Anyone who has studied or trained in one context and then comes into another context knows that there is much to ‘unlearn’ and perhaps ‘re-learn’.
While God’s Word and the core theological convictions of our faith are unchanging, our particular context does affect how these truths are understood, communicated, and applied. This is especially true of ministry classes, but it applies to other subjects as well.
Exposure to different perspectives can be very enriching and helpful, but it can also be very disorienting. It may take years to overcome the cultural dislocation of studying theology abroad.
If you are preparing to do ministry in India, in many ways it is ideal to pursue your theological studies in India itself.
Hard to Return Home
Over the years I have observed how surprisingly hard it is for Indians to return to India after being abroad for a few years.
Sometimes it seems like foreigners actually have an easier time moving to India from a different country than Indians themselves.
In fact many Indians do not come back at all, even though they may sincerely have had every intention to return. There may be many reasons for this, and the reasons may vary from one person to another. But whatever the reason, it is good to keep this in mind from the beginning.
So how can you move forward in making a decision about this difficult question?
Making the Decision on Studying Theology Abroad
Be Clear on Your Goals
As much as possible, it is good to be clear on your goals in pursuing theological education, including what you hope to do after you complete your studies. This clarity is important before making a potentially life-altering decision, and possibly spending lakhs of rupees.

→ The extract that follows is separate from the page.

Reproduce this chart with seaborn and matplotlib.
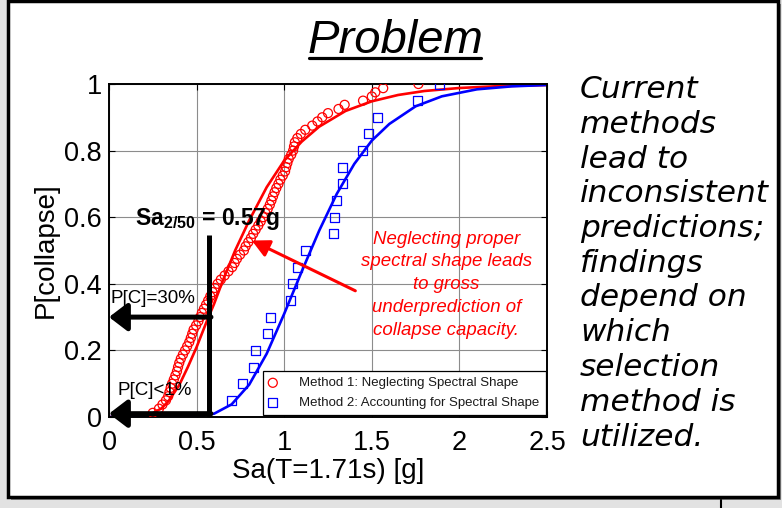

Some questions to consider are the following: Is this your first theological degree, or are you pursuing an advanced degree? Where do you feel called to serve in the future? What exactly are you hoping to gain through your theological studies? Have you looked at alternatives or considered your options in India?
Do Your Research
Learn as much as you can about opportunities for theological education both in India and abroad. Facts are always our friends when seeking to make wise decisions. Try to understand as thoroughly as possible what is the landscape of theological education around the world before making any decisions.
Consult Your Church Leadership
Seeking godly counsel is important in all decision-making, but it is especially so when considering choices about studying theology.
Hopefully your pastor and other church leaders know you well, and can suggest options that might suit you best. They might also know of institutions in India or abroad of which you are not aware.
Your spiritual leaders might also like to share about potential ministry opportunities for you during or after your studies. They may even have resources or connections for financial help.
Guard Your Heart
Remember that where you study does not define you. Your identity is defined by who you are in Christ.
Theological education is a means, not an end. The end is to know God and his Word better, so that you can love him more dearly and serve him more effectively.
To be able to study at a good Bible college or seminary is a huge blessing, but is not the ultimate factor in determining the intimacy of your walk with God or the fruitfulness of your future ministry.
If you get the opportunity to study at a good institution abroad, praise God! But remember that to whom much is given, much is required (Luke 12:48).
If you study theology in India, do not think of those who studied abroad as theologically “superior” and see yourself as theologically “inferior” in any sense.
Make the most of it, and do your best to learn from whatever resources are available to you. Wherever you study, remember that—like most things in life—you will get out of it what you put into it. So apply yourself fully to your studies, and may God use them powerfully to shape you for a lifetime of fruitful ministry.